Delays usually come from late content, slow approvals and scope change. A short discovery, clear milestones and a change control process protect timeline and budget.

Ongoing costs and total cost of ownership

  • Hosting: shared $20–$40/month; quality managed WP $50–$150+/month; higher for enterprise
  • Domain and email: $15–$30/year domain, business email via Microsoft/Google billed separately
  • Premium plugins/apps: $100–$1,000+/year depending on stack
  • Maintenance and support: $250–$2,000+/month or $120–$220/hr ad hoc
  • Content and CRO: periodic updates, A/B tests, UX improvements
  • Compliance and risk: backups, security updates, accessibility improvements

When comparing quotes, include 12–36 months of expected operating costs for a fair total cost of ownership comparison.

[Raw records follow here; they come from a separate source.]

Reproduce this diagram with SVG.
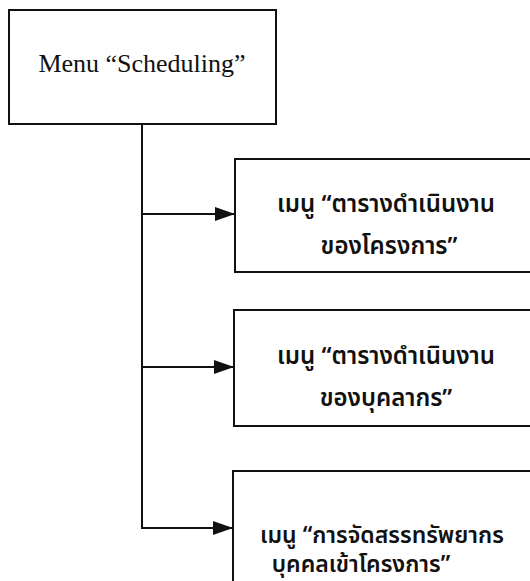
<svg xmlns="http://www.w3.org/2000/svg" width="530" height="581" viewBox="0 0 530 581">
<style>
.box{fill:#fff;stroke:#111;stroke-width:2}
.ln{fill:none;stroke:#111;stroke-width:2}
.en{font-family:"Liberation Serif",serif;font-size:26px;fill:#111;text-anchor:middle}
.th{font-family:"Noto Sans Thai","Noto Sans","DejaVu Sans",sans-serif;font-size:24px;font-weight:600;fill:#111;text-anchor:middle}
.th3{font-size:23px}
</style>
<defs>
<marker id="ah" markerWidth="20" markerHeight="14" refX="20" refY="7" orient="auto" markerUnits="userSpaceOnUse" viewBox="0 0 20 14">
<path d="M0,0 L20,7 L0,14 Z" fill="#111"/>
</marker>
</defs>
<g id="connectors">
<path class="ln" d="M142,124 V528 H220"/>
<path class="ln" d="M142,214 H235" marker-end="url(#ah)"/>
<path class="ln" d="M142,367 H234" marker-end="url(#ah)"/>
<path class="ln" d="M200,528 H233" marker-end="url(#ah)"/>
</g>
<g id="main">
<rect class="box" x="9" y="10" width="267" height="114"/>
<text class="en" x="142" y="72">Menu “Scheduling”</text>
</g>
<g id="n1">
<rect class="box" x="235" y="159" width="305" height="113"/>
<text class="th" x="386" y="212">เมนู “ตารางดำเนินงาน</text>
<text class="th" x="389" y="254">ของโครงการ”</text>
</g>
<g id="n2">
<rect class="box" x="234" y="310" width="306" height="116"/>
<text class="th" x="386" y="364">เมนู “ตารางดำเนินงาน</text>
<text class="th" x="386" y="406">ของบุคลากร”</text>
</g>
<g id="n3">
<rect class="box" x="233" y="471" width="307" height="120"/>
<text class="th th3" x="382" y="543">เมนู “การจัดสรรทรัพยากร</text>
<text class="th th3" x="361" y="572">บุคคลเข้าโครงการ”</text>
</g>
</svg>
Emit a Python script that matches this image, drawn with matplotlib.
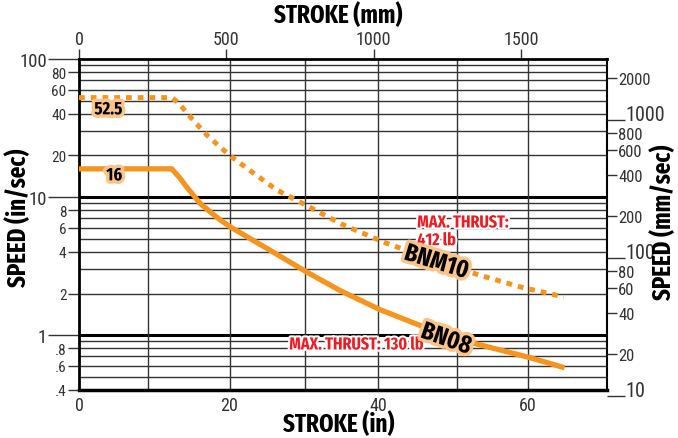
import matplotlib
matplotlib.use('Agg')
import matplotlib.pyplot as plt
import matplotlib.patheffects as pe
from matplotlib.ticker import FixedLocator, FixedFormatter

# ---------------- data ----------------
stroke_bnm10 = [0, 12.4, 13.3, 15.2, 17.3, 20.2, 23.1, 26.5, 29.1, 35.1, 40.9, 47.0, 53.4, 59.0, 64.8]
speed_bnm10 = [52.5, 52.5, 48.1, 36.3, 27.4, 19.9, 15.2, 11.2, 9.47, 6.36, 4.67, 3.55, 2.73, 2.23, 1.89]

stroke_bn08 = [0, 12.4, 13.4, 14.4, 16.2, 18.6, 20.2, 25.1, 30.3, 34.9, 40.2, 46.0, 52.5, 60.1, 64.9]
speed_bn08 = [16, 16, 13.9, 11.8, 8.97, 7.0, 6.08, 4.25, 2.89, 2.1, 1.53, 1.15, 0.88, 0.69, 0.58]

x_ticks_in = [0, 20, 40, 60]
x_ticks_mm = [0, 500, 1000, 1500]
y_major_in = [1, 10, 100]
y_major_in_labels = ['1', '10', '100']
y_minor_in = [0.4, 0.6, 0.8, 2, 4, 6, 8, 20, 40, 60, 80]
y_minor_in_labels = ['.4', '.6', '.8', '2', '4', '6', '8', '20', '40', '60', '80']
y_major_mm = [10, 100, 1000]
y_minor_mm = [20, 40, 60, 80, 200, 400, 600, 800, 2000]

FONT = ['Roboto Condensed', 'DejaVu Sans']
BOLDFONT = ['Fira Sans Extra Condensed', 'Roboto Condensed', 'DejaVu Sans']
plt.rcParams['font.family'] = FONT

ORANGE = '#F7941D'
LIGHT = '#FBC48B'
RED = '#ED1C24'
GRID = '#333333'
TXT = '#333333'

fig = plt.figure(figsize=(6.78, 4.39), dpi=100)
L, R, T, B = 79, 607, 60, 391
W, H = 678, 439
ax = fig.add_axes([L / W, 1 - B / H, (R - L) / W, (B - T) / H])
ax.set_yscale('log')
ax.set_ylim(0.4, 100)
ax.set_xlim(0, 70.56)

# grid
for dec in [0.1, 1, 10]:
    for m in range(1, 10):
        v = round(m * dec, 3)
        if 0.4 < v < 100:
            if v in (1, 10):
                ax.axhline(v, color='black', lw=2.2, zorder=1)
            else:
                ax.axhline(v, color=GRID, lw=1.0, zorder=1)
for xv in [9.2, 20.2, 30.2, 40.0, 50.5, 60.0]:
    ax.axvline(xv, color=GRID, lw=1.0, zorder=1)

# curves
ax.plot(stroke_bn08, speed_bn08, color=ORANGE, lw=3.8, solid_capstyle='butt',
        solid_joinstyle='round', zorder=3)
ax.plot(stroke_bnm10, speed_bnm10, color=ORANGE, lw=3.6, dashes=(1.15, 1.2),
        dash_capstyle='butt', zorder=3)

# y axis (in/sec)
ax.yaxis.set_major_locator(FixedLocator(y_major_in))
ax.yaxis.set_major_formatter(FixedFormatter(y_major_in_labels))
ax.yaxis.set_minor_locator(FixedLocator(y_minor_in))
ax.yaxis.set_minor_formatter(FixedFormatter(y_minor_in_labels))
ax.tick_params(axis='y', which='major', length=22, width=1, color=TXT,
               labelsize=13.5, labelcolor=TXT, pad=1)
ax.tick_params(axis='y', which='minor', length=8, width=1, color=TXT,
               labelsize=11, labelcolor=TXT, pad=1)

# x axis (in)
ax.set_xticks(x_ticks_in)
ax.set_xticklabels([str(v) for v in x_ticks_in])
ax.tick_params(axis='x', which='both', length=0, labelsize=13, labelcolor=TXT, pad=4)

# top axis (mm)
sec = ax.secondary_xaxis('top', functions=(lambda x: x * 25.4, lambda x: x / 25.4))
sec.set_xticks(x_ticks_mm)
sec.set_xticklabels([str(v) for v in x_ticks_mm])
sec.tick_params(axis='x', length=7, width=1, color=TXT, labelsize=13, labelcolor=TXT, pad=1)
for s in sec.spines.values():
    s.set_visible(False)

# right axis (mm/sec) - its own log scale, 10 sits slightly below the frame
RB = 396.7
ax2 = fig.add_axes([L / W, 1 - RB / H, (R - L) / W, (RB - T) / H])
ax2.patch.set_visible(False)
ax2.set_yscale('log')
ax2.set_ylim(10, 10 * 10 ** ((RB - T) / 137.9))
ax2.xaxis.set_visible(False)
ax2.yaxis.tick_right()
ax2.yaxis.set_major_locator(FixedLocator(y_major_mm))
ax2.yaxis.set_major_formatter(FixedFormatter([str(v) for v in y_major_mm]))
ax2.yaxis.set_minor_locator(FixedLocator(y_minor_mm))
ax2.yaxis.set_minor_formatter(FixedFormatter([str(v) for v in y_minor_mm]))
ax2.tick_params(axis='y', which='major', length=13, width=1, color=TXT,
                labelsize=14.5, labelcolor=TXT, pad=0)
ax2.tick_params(axis='y', which='minor', length=7, width=1, color=TXT,
                labelsize=12, labelcolor=TXT, pad=1)
for t in ax2.yaxis.get_major_ticks():
    t.label2.set_verticalalignment('baseline')
for s in ax2.spines.values():
    s.set_visible(False)

ax.spines['left'].set_linewidth(2)
ax.spines['top'].set_linewidth(2)
ax.spines['bottom'].set_linewidth(2.5)
ax.spines['right'].set_linewidth(1.5)

# titles
tkw = dict(fontweight='bold', fontsize=18, color='black', ha='center', va='center',
           family=BOLDFONT)
fig.text(338 / W, 1 - 15 / H, 'STROKE (mm)', **tkw)
fig.text(339 / W, 1 - 424 / H, 'STROKE (in)', **tkw)
fig.text(18 / W, 1 - 218 / H, 'SPEED (in/sec)', rotation=90, **tkw)
fig.text(663 / W, 1 - 222 / H, 'SPEED (mm/sec)', rotation=90, **tkw)

# annotations
glow = [pe.withStroke(linewidth=5, foreground=LIGHT)]
white = [pe.withStroke(linewidth=3, foreground='white')]
akw = dict(fontweight='bold', family=BOLDFONT, ha='center', va='center',
           path_effects=glow, zorder=6)
ax.text(3.94, 43.3, '52.5', fontsize=13, **akw)
ax.text(4.7, 14.4, '16', fontsize=13, **akw)
ax.text(47.8, 3.39, 'BNM10', fontsize=18, rotation=-17, rotation_mode='anchor', **akw)
ax.text(49.1, 0.94, 'BN08', fontsize=18, rotation=-19, rotation_mode='anchor', **akw)
rkw = dict(fontweight='bold', family=BOLDFONT, color=RED, fontsize=12.5,
           path_effects=white, zorder=5, ha='left')
ax.text(45.2, 7.6, 'MAX. THRUST:\n412 lb', va='top', linespacing=1.0, **rkw)
ax.text(28.1, 0.857, 'MAX. THRUST: 130 lb', va='center', **rkw)

fig.savefig('out.png', dpi=100)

How to compare quotes fairly

  • Normalise scope: number of templates, content production, integrations and data migration
  • Check inclusions: SEO setup, tracking, performance, accessibility, QA, warranty, training
  • Ownership: confirm you own code, content, domains, hosting accounts and third-party licences
  • Delivery structure: discovery, milestones, feedback rounds and change management
  • Environment: staging, version control, backups and rollback plan
  • Support: response times, bug fix SLAs, monthly support options and rates

Common mistakes that increase cost

  • Choosing solely on the lowest price without normalising inclusions
  • No discovery phase leading to rework mid-project
  • Unclear content plan or late content supply
  • Ignoring SEO/IA early, requiring restructure later
  • No tracking or QA, causing post-launch fixes
  • Poor hosting choice impacting speed, uptime and maintenance load

Set success criteria up front: commercial goals, measurement, performance targets and responsibilities.

Who should build it? Freelancer vs agency

  • Freelancer: lower cost, direct contact; best for small sites and quick iterations
  • Small agency: balanced cost, wider skill set, process and continuity
  • Specialist/dev agency: higher cost, deeper engineering, complex builds and integrations

Pick the model that fits complexity, risk tolerance and desired speed. For many SMEs, a small agency with clear discovery and strong QA offers the best value.